Halfway to where the Bomb’s standing, I hear Locke’s voice ring out over the crowd. “We will celebrate the Hunter’s Moon in the Milkwood, and there the High King will give you a debauch such that bards will sing of, this I promise you.”

Dread coils in my belly.

Locke is pulling a few pixies from the crowd up onto the dais, their iridescent wings shining in the candlelight. A girl laughs uproariously and reaches for Cardan’s goblet, drinking it to the dregs. I expect him to lash out, to humiliate her or shred her wings, but he only smiles and calls for more wine.

Whatever Locke has in store, Cardan seems all too ready to play along. All Faerie coronations are followed by a month of revelry—feasting, boozing, riddling, dueling, and more. The Folk are expected to dance through the soles of their shoes from sundown to sunup. But five months after Cardan’s becoming High King, the great hall remains always full, the drinking horns overflowing with mead and clover wine. The revelry has barely slowed.

It has been a long time since Elfhame had such a young High King, and a wild, reckless air infects the courtiers. The Hunter’s Moon is soon, sooner even than Taryn’s wedding. If Locke intends to stoke the flames of revelry higher and higher still, how long before that becomes a danger?

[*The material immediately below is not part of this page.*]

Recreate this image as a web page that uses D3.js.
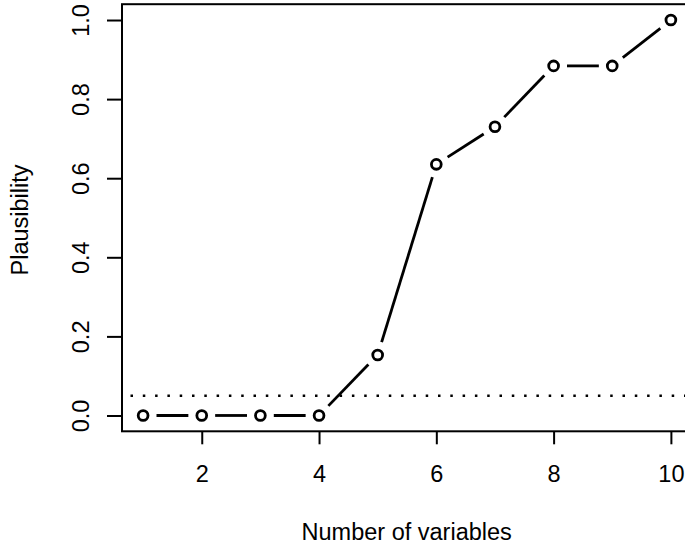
<!DOCTYPE html>
<html>
<head>
<meta charset="utf-8">
<script src="https://cdn.jsdelivr.net/npm/d3@7"></script>
<style>
  body { margin: 0; background: #fff; }
  text { font-family: "Liberation Sans", Arial, sans-serif; fill: #000; }
</style>
</head>
<body>
<svg></svg>
<script>
// values
const nVars = [1, 2, 3, 4, 5, 6, 7, 8, 9, 10];
const plausibility = [0, 0, 0, 0, 0.153, 0.635, 0.730, 0.884, 0.884, 1.0];
const threshold = 0.05;
const xTicks = [2, 4, 6, 8, 10];
const yTicks = [0, 0.2, 0.4, 0.6, 0.8, 1.0];

function main() {
    const canvasWidth = 685;
    const canvasHeight = 545;
    const fontSize = "23.5px";

    // plot region (right edge runs past the window, like the reference)
    const left = 122, right = 692, top = 4.2, bottom = 431.3;

    let svg = d3.select("svg")
        .attr("width", canvasWidth)
        .attr("height", canvasHeight);

    // R style 4% padding on both scales
    let xScale = d3.scaleLinear().domain([0.64, 10.36]).range([left, right]);
    let yScale = d3.scaleLinear().domain([-0.04, 1.04]).range([bottom, top]);

    // X axis
    let xAxis = svg.append("g")
        .attr("transform", `translate(0, ${bottom})`)
        .call(d3.axisBottom(xScale).tickValues(xTicks).tickSize(13).tickPadding(0).tickFormat(d3.format("d")));
    xAxis.select(".domain").remove();
    xAxis.selectAll("line").attr("stroke", "#000").attr("stroke-width", 2);
    xAxis.selectAll("text")
        .attr("dy", null)
        .attr("y", 50.7)
        .style("font-size", fontSize)
        .style("font-family", "'Liberation Sans', Arial, sans-serif");

    // Y axis, labels rotated like R's las=0
    let yAxis = svg.append("g")
        .attr("transform", `translate(${left}, 0)`)
        .call(d3.axisLeft(yScale).tickValues(yTicks).tickSize(15).tickFormat(d3.format(".1f")));
    yAxis.select(".domain").remove();
    yAxis.selectAll("line").attr("stroke", "#000").attr("stroke-width", 2);
    yAxis.selectAll("text")
        .attr("x", null)
        .attr("dy", null)
        .attr("transform", "translate(-33, 0) rotate(-90)")
        .style("font-size", fontSize)
        .style("font-family", "'Liberation Sans', Arial, sans-serif")
        .style("text-anchor", "middle");

    // box
    svg.append("rect")
        .attr("x", left)
        .attr("y", top)
        .attr("width", right - left)
        .attr("height", bottom - top)
        .attr("fill", "none")
        .attr("stroke", "#000")
        .attr("stroke-width", 2);

    // dotted threshold line
    svg.append("line")
        .attr("x1", left)
        .attr("x2", right)
        .attr("y1", yScale(threshold))
        .attr("y2", yScale(threshold))
        .attr("stroke", "#000")
        .attr("stroke-width", 2.5)
        .attr("stroke-dasharray", "2.5,9.8")
        .attr("stroke-dashoffset", 3.8);

    // type = "b": segments with gaps around the points
    const gap = 13.4;
    let pts = nVars.map((v, i) => [xScale(v), yScale(plausibility[i])]);
    let segs = d3.pairs(pts).map(([a, b]) => {
        let dx = b[0] - a[0], dy = b[1] - a[1];
        let len = Math.hypot(dx, dy);
        return { a: a, b: b, ux: dx / len, uy: dy / len, len: len };
    }).filter(s => s.len > 2 * gap);

    svg.append("g").selectAll("line")
        .data(segs)
        .join("line")
        .attr("x1", s => s.a[0] + s.ux * gap)
        .attr("y1", s => s.a[1] + s.uy * gap)
        .attr("x2", s => s.b[0] - s.ux * gap)
        .attr("y2", s => s.b[1] - s.uy * gap)
        .attr("stroke", "#000")
        .attr("stroke-width", 2.8);

    svg.append("g").selectAll("circle")
        .data(pts)
        .join("circle")
        .attr("cx", d => d[0])
        .attr("cy", d => d[1])
        .attr("r", 4.9)
        .attr("fill", "none")
        .attr("stroke", "#000")
        .attr("stroke-width", 2.8);

    // axis titles
    svg.append("text")
        .text("Number of variables")
        .attr("x", 406.7)
        .attr("y", 540)
        .style("font-size", fontSize)
        .style("text-anchor", "middle");

    svg.append("text")
        .text("Plausibility")
        .style("font-size", fontSize)
        .attr("transform", "translate(28.3, 220) rotate(-90)")
        .style("text-anchor", "middle");
}

main();
</script>
</body>
</html>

With some difficulty, I turn my back on Cardan. After all, what would be the purpose in catching his eye? His hatred is such that he will do what he can, inside of my commands, to defy me. And he is very good at defiance.

I would like to say that he always hated me, but for a brief, strange time it felt as though we understood each other, maybe even liked each other. Altogether an unlikely alliance, begun with my blade to his throat, it resulted in his trusting me enough to put himself in my power.

A trust that I betrayed.

Once, he tormented me because he was young and bored and angry and cruel. Now he has better reasons for the torments he will inflict on me after a year and a day is gone. It will be very hard to keep him always under my thumb.

I reach the Bomb and she shoves a piece of paper into my hand. “Another note for Cardan from Balekin,” she says. “This one made it all the way to the palace before we intercepted it.”

“Is it the same as the first two?”

She nods. “Much like. Balekin tries to flatter our High King into coming to his prison cell. He wants to propose some kind of bargain.”

“I’m sure he does,” I say, glad once again to have been brought into the Court of Shadows and to have them still watching my back.

“What will you do?” she asks me.

“I’ll go see Prince Balekin. If he wants to make the High King an offer, he’ll have to convince the High King’s seneschal first.”

A corner of her mouth lifts. “I’ll come with you.”

I glance back at the throne again, making a vague gesture. “No. Stay here. Try to keep Cardan from getting into trouble.”

“He is trouble,” she reminds me, but doesn’t seem particularly worried by her own worrying pronouncement.

As I head toward the passageways into the palace, I spot Madoc across the room, half in shadow, watching me with his cat eyes. He isn’t close enough to speak, but if he were, I have no doubt what he would say.

Power is much easier to acquire than it is to hold on to.